Earnings Per Share
EARNINGS PER SHARE (EPS) = (Net income- Preferred dividends)/ Common shares outstanding at the end of the period
Suppose a company has a net income of 50 lakhs and it paid 10 lakhs as a preferred dividend. The company also has 5 lakhs worth of common shares outstanding. Therefore, in this case, the EPS is (50,00,000- 10,00,000)/5,00,000 = 8 per share. However, if the company has convertible securities and all of them gets converted, we calculate diluted EPS. It gives investors the idea of what would be the earnings per share if the holders of dilutive securities exercise their options.

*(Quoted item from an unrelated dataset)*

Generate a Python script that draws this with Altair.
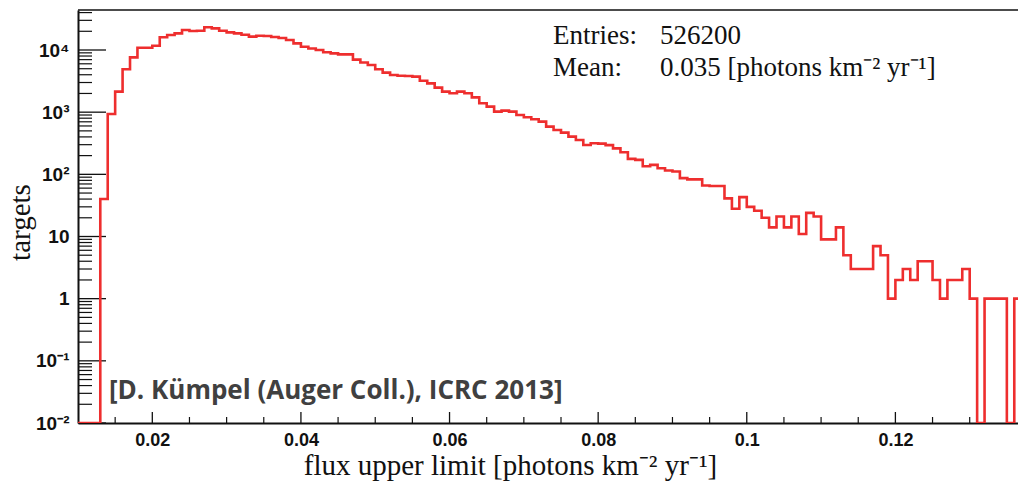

Diluted EPS= Net income/ Current shares outstanding + Exercisable rights on new shares
This ratio helps us to analyse which companies will be more profitable to invest in because a higher EPS generally indicates higher profitability. With the help of this ratio, the investors can also determine the existing and anticipated stock value. In other words, it gives us the idea of whether the stock price is valued as per its market performance or not.
But be careful, not always higher EPS means that the company is suitable for investment. We do not consider the cash flows of the company while calculating EPS. This means, that the company might be quite profitable but could be having poor solvency ratios. Also, the calculation of EPS does not consider inflation too. Therefore, if a company fails to purchase or sell goods more than the previous year, its EPS value might present a misleading picture.
Hence, Earnings per share ratio should be checked with other financial parameters to get a better and overall view of performance of any company.